Además, a manera de orla decorativa que extendiese sus dibujos por todos los flecos del valle, están los caseríos, enguirnaldados con largos balcones de primitiva dentadura. El esqueleto antiquísimo, enhiesto gracias al oro americano, asoma de acá para allá: unas veces, en forma de tirantes grises o achocolatadas; otras, en barandillas fronterizas al tejado, por las que trepa la hiedra a besar los mordiscos del musgo. El caserío es el colorido y el ritmo del paisaje baztanés. Adentro, sus estancias son anchas, limpias y sosegadas, sin otro adorno que las grecas de maíz pendientes del techo. Fuera, los nogales dan sombra patriarcal a la entrada, y desde el atrio, bajo la parra coronada de pámpanos enormes y a dos pasos de distancia, surgen los prados como aterciopelados tapices cosidos con el hilo gris de las cercas. Entre el motivo eterno, siempre verde, infinitas florecillas parasitarias de todos los tonos dejan sobre la alfombra su paletada de luz: desde el azul purísimo al siena apagado de ciertas campánulas. Hay franjas moradas y amarillas, hay garabatos de añil y hasta entonaciones de bronce. Y a cada guiño del sol, el tapiz torna a cambiar sus colores en una orgía de matices, de gradaciones, de notas violentas e inesperadas, que cumplen el doble fin de acicalar el paisaje y reventar al casero, ya que sus ojos —antes vascos que helénicos— sólo miden la cantidad de forraje utilizable, y justo es confesar que desde su punto de vista, la intensidad alimenticia de la alfalfa o el trébol es muy superior a la de la poética margarita o la enrojecida amapola…
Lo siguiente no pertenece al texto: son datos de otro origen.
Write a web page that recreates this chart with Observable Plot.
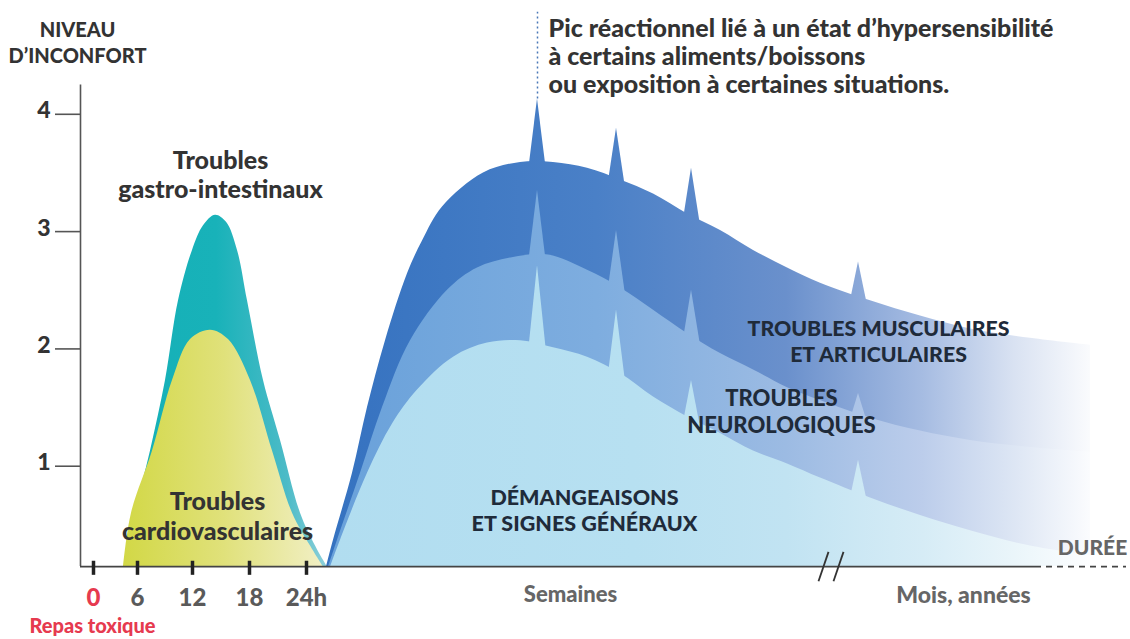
<!DOCTYPE html>
<html><head><meta charset="utf-8">
<script src="https://cdn.jsdelivr.net/npm/d3@7"></script>
<script src="https://cdn.jsdelivr.net/npm/@observablehq/plot@0.6"></script>
<style>html,body{margin:0;padding:0;background:#fff} #chart svg{display:block}</style>
</head><body><div id="chart"></div>
<script>
// ---- data (x: position along the schematic duration axis, y: discomfort level) ----
const FLOOR = 0.145;
const yTicks = [1, 2, 3, 4];
const xTickPos = [93, 137, 192, 249, 306];
const xTickLabels = ["0", "6", "12", "18", "24h"];
const breakPos = [823, 838];

const gastroX = [127, 135, 150, 165, 178, 192, 203, 215, 226, 237, 247, 263, 280, 300, 315, 327];
const gastroY = [0.14, 0.60, 1.13, 1.73, 2.41, 2.84, 3.05, 3.14, 3.08, 2.84, 2.41, 1.73, 1.22, 0.60, 0.32, 0.14];

const cardioX = [123, 131, 152, 172, 190, 210, 228, 250, 272, 292, 310, 323];
const cardioY = [0.14, 0.60, 1.13, 1.73, 2.08, 2.16, 2.08, 1.73, 1.13, 0.60, 0.32, 0.14];

const muscleX = [326, 333, 352, 367, 385, 407, 422, 442, 483, 520, 553, 587, 620, 653, 687, 720, 753, 787, 820, 870, 920, 970, 1030, 1090];
const muscleY = [0.14, 0.37, 0.94, 1.50, 2.07, 2.64, 2.92, 3.21, 3.50, 3.59, 3.59, 3.54, 3.44, 3.32, 3.15, 3.01, 2.84, 2.69, 2.56, 2.41, 2.28, 2.17, 2.09, 2.03];

const neuroX = [328, 337, 360, 382, 410, 447, 477, 513, 548, 587, 620, 653, 687, 720, 753, 787, 820, 870, 920, 970, 1030, 1090];
const neuroY = [0.14, 0.37, 0.94, 1.50, 2.07, 2.50, 2.69, 2.78, 2.80, 2.67, 2.52, 2.33, 2.13, 1.96, 1.82, 1.67, 1.56, 1.41, 1.30, 1.22, 1.16, 1.12];

const demangX = [330, 340, 367, 392, 417, 453, 487, 520, 553, 587, 620, 653, 687, 720, 753, 787, 820, 870, 920, 970, 1030, 1090];
const demangY = [0.14, 0.37, 0.94, 1.36, 1.65, 1.93, 2.05, 2.07, 2.01, 1.93, 1.79, 1.59, 1.42, 1.28, 1.13, 1.02, 0.90, 0.73, 0.58, 0.45, 0.32, 0.24];

// reactive peaks (spikes)
const spikeX = [537, 616, 691, 858];
const muscleSpikeTip = [4.13, 3.88, 3.54, 2.74];
const muscleSpikeBase = [3.59, 3.45, 3.13, 2.45];
const neuroSpikeTip = [3.35, 3.01, 2.50, 1.62];
const neuroSpikeBase = [2.80, 2.54, 2.11, 1.45];
const demangSpikeTip = [2.71, 2.33, 1.73, 1.05];
const demangSpikeBase = [2.05, 1.80, 1.41, 0.77];

// ---- build tables ----
const zip = (xs, ys) => xs.map((x, i) => ({x, y: ys[i]}));
const spikes = (tips, bases) => spikeX.flatMap((x, i) => [
  {id: i, x: x - 9, y: bases[i] - 0.08},
  {id: i, x: x, y: tips[i]},
  {id: i, x: x + 9, y: bases[i] - 0.08}
]);

const FONT = "'Lato', 'Roboto', sans-serif";
const W = 900;
const dark = "#333333";
const navy = "#1f2b3a";
const red = "#e63a4f";
const grey = "#5a5a5a";

const area = (data, fill) => Plot.areaY(data, {x: "x", y1: FLOOR, y2: "y", curve: "catmull-rom", fill});
const spikeArea = (data, fill) => Plot.areaY(data, {x: "x", y1: FLOOR, y2: "y", z: "id", curve: "linear", fill});

const chart = Plot.plot({
  width: 1130,
  height: 639,
  margin: 0,
  x: {domain: [0, 1130], axis: null},
  y: {domain: [-0.477, 4.970], axis: null},
  style: {fontFamily: FONT, background: "#fff"},
  marks: [
    area(zip(gastroX, gastroY), "url(#gTeal)"),
    area(zip(cardioX, cardioY), "url(#gYellow)"),
    area(zip(muscleX, muscleY), "url(#gDark)"),
    spikeArea(spikes(muscleSpikeTip, muscleSpikeBase), "url(#gDark)"),
    area(zip(neuroX, neuroY), "url(#gMed)"),
    spikeArea(spikes(neuroSpikeTip, neuroSpikeBase), "url(#gMed)"),
    area(zip(demangX, demangY), "url(#gLight)"),
    spikeArea(spikes(demangSpikeTip, demangSpikeBase), "url(#gLight)"),

    // axes
    Plot.ruleX([80], {y1: FLOOR, y2: 4.25, stroke: "#555", strokeWidth: 1.6}),
    Plot.ruleY([FLOOR], {x1: 80, x2: 1035, stroke: "#444", strokeWidth: 1.8}),
    Plot.ruleY([FLOOR], {x1: 1035, x2: 1126, stroke: "#444", strokeWidth: 1.8, strokeDasharray: "6,5"}),
    Plot.ruleY(yTicks, {y: d => d, x1: 55, x2: 80, stroke: "#555", strokeWidth: 1.6}),
    Plot.text(yTicks, {x: 50, y: d => d, text: d => String(d), textAnchor: "end", lineAnchor: "bottom", dy: 4,
      fontSize: 23, fontWeight: W, fill: dark}),
    Plot.ruleX(xTickPos, {x: d => d, y1: 0.07, y2: 0.19, stroke: "#222", strokeWidth: 3.5}),
    Plot.text(xTickPos, {x: d => d, y: -0.13, text: (d, i) => xTickLabels[i],
      fill: (d, i) => (i === 0 ? red : grey), fontSize: 24, fontWeight: W}),
    Plot.link(breakPos, {x1: d => d - 5, y1: 0.02, x2: d => d + 5, y2: 0.27, stroke: "#333", strokeWidth: 1.8}),

    // reactive-peak annotation
    Plot.ruleX([537], {y1: 4.13, y2: 4.87, stroke: "#4a78b8", strokeWidth: 1.5, strokeDasharray: "2,3"}),
    Plot.text(["Pic réactionnel lié à un état d’hypersensibilité\nà certains aliments/boissons\nou exposition à certaines situations."],
      {x: 548, y: 4.50, textAnchor: "start", lineHeight: 1.12, fontSize: 25, fontWeight: W, fill: dark}),

    // texts
    Plot.text(["NIVEAU\nD’INCONFORT"], {x: 77, y: 4.62, lineHeight: 1.3, fontSize: 20, fontWeight: W, fill: dark}),
    Plot.text(["Troubles\ngastro-intestinaux"], {x: 220, y: 3.49, lineHeight: 1.15, fontSize: 25, fontWeight: W, fill: dark}),
    Plot.text(["Troubles\ncardiovasculaires"], {x: 217, y: 0.58, lineHeight: 1.17, fontSize: 25, fontWeight: W, fill: dark}),
    Plot.text(["DÉMANGEAISONS\nET SIGNES GÉNÉRAUX"], {x: 584, y: 0.63, lineHeight: 1.2, fontSize: 21.5, fontWeight: W, fill: navy}),
    Plot.text(["TROUBLES\nNEUROLOGIQUES"], {x: 781, y: 1.47, lineHeight: 1.2, fontSize: 22, fontWeight: W, fill: navy}),
    Plot.text(["TROUBLES MUSCULAIRES\nET ARTICULAIRES"], {x: 878, y: 2.07, lineHeight: 1.2, fontSize: 21.3, fontWeight: W, fill: navy}),
    Plot.text(["Repas toxique"], {x: 92, y: -0.37, fontSize: 20, fontWeight: W, fill: red}),
    Plot.text(["Semaines"], {x: 570, y: -0.10, fontSize: 22, fontWeight: W, fill: "#666"}),
    Plot.text(["Mois, années"], {x: 963, y: -0.10, fontSize: 23, fontWeight: W, fill: "#666"}),
    Plot.text(["DURÉE"], {x: 1092, y: 0.30, fontSize: 21, fontWeight: W, fill: "#666"})
  ]
});

// gradients (positions taken from the plot's own x scale)
const sx = chart.scale("x");
const defs = d3.select(chart).insert("defs", ":first-child");
function grad(id, from, to, stops) {
  const g = defs.append("linearGradient").attr("id", id).attr("gradientUnits", "userSpaceOnUse")
    .attr("x1", sx.apply(from)).attr("x2", sx.apply(to)).attr("y1", 0).attr("y2", 0);
  stops.forEach(([o, c]) => g.append("stop").attr("offset", o).attr("stop-color", c));
}
grad("gTeal", 125, 327, [[0, "#15b0b7"], [0.45, "#18b2b9"], [0.8, "#4cbbc7"], [1, "#8ed0da"]]);
grad("gYellow", 123, 323, [[0, "#d2d846"], [0.5, "#e0e17a"], [1, "#f1efc4"]]);
grad("gDark", 330, 1090, [[0, "#3572c0"], [0.35, "#4a80c7"], [0.6, "#6a90cc"], [0.78, "#a6bce2"], [0.9, "#d9e2f2"], [1, "#fafbfd"]]);
grad("gMed", 330, 1090, [[0, "#69a1da"], [0.35, "#7eaddf"], [0.6, "#9cbbe3"], [0.78, "#bccdeb"], [0.9, "#dde6f4"], [1, "#fbfcfe"]]);
grad("gLight", 330, 1090, [[0, "#b1ddf0"], [0.4, "#b7e0f1"], [0.6, "#c1e3f2"], [0.78, "#d6ecf6"], [0.9, "#eaf5fa"], [1, "#fdfeff"]]);

document.getElementById("chart").append(chart);
</script></body></html>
Una de las originalidades baztanesas más curiosas es la de sembrar trigo hurtando tierra a los prados verdes. Sembrar trigo en el Baztán viene a ser algo así como plantar naranjos en las cumbres del Guadarrama. Claro es que aquí no hay eras, ni trillos, ni muías de parlanchina collera. El trigo se machaca en casa, y día llegará en que se desgranen las espigas de la copiosa cosecha una a una, como si se tratase de ensartar las perlas de un collar.